The Fed: It’s official As expected, the Federal Reserve’s (Fed) September meeting ended with confirmation that its long-anticipated balance sheet roll-down will begin in October. The meeting also raised the prospect of another rate hike in December, with 12 of 16 members of the Fed’s rate-setting Committee leaning toward such a move in spite of persistently weak inflation data. But longer-term, the median estimate for the target rate in 2019, derived from individual members’ expectations, fell to 2.75% from 3%. For more detail on the Fed’s decision, including comments from managers Brandywine Global and Western Asset, read The Great Unwind Begins.
China: Debt dud Standard & Poor’s (S&P) lowered China’s sovereign debt rating to A+, in line with other top rating agencies Moody’s and Fitch, noting that China’s cumulative debt level might pose risks to financial security. The markets barely noticed. The Shanghai Stock Exchange Composite Index slipped just 24 basis points on the day and the yield on 10-year sovereign debt increased less than 2 basis points. Learn why Western Asset does not see an imminent debt crisis in China.
Canada: Big growth, but... Canada reported a smaller-than-expected federal budget deficit for the 2016-2017 fiscal year, the latest reflection of the strong growth in the economy. Canada’s GDP grew 3.7% for the 12 months through June 30—its best rate in more than a decade and the highest of any G-7 nation; the annualized growth rate for the quarter was 4.5%—blistering by today’s developed market standards. In response, Canada’s central bank has raised its target rate twice since July (it now sits at 1%), helping its currency to rise 10% versus the US dollar since June. Yet factory sales statistics for July showed a 2.6% drop—much more than expected and the second straight monthly decline. The weakness was largely attributed to excess auto inventory buildup—and pressure on a booming housing market as the government takes measures to cool it off. Further clouding the outlook is a 10% drop in exports in June and July, fully reversing 2016’s gains.

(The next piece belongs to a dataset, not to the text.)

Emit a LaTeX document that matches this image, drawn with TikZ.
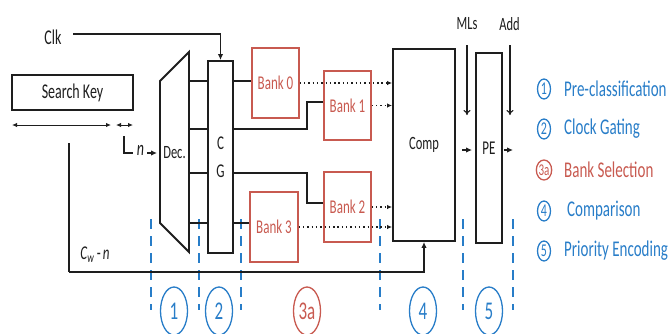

Germany: Electoberfest Ahead of Sunday’s national elections, Germany’s finance ministry announced new data that points to solid economic growth continuing this quarter, even though retail sales, industrial orders and manufacturing output disappointed in July. Not that Chancellor Merkel was in need of any last minute good news—her Christian Democratic Union/Christian Social Union parties are ahead of their biggest rival, the Social Democratic Party by double-digits according to the latest opinion polls. That popularity is not unsurprising given record-high employment, rising real wages and low borrowing costs—economic conditions that favor domestic consumption as well as corporate profitability.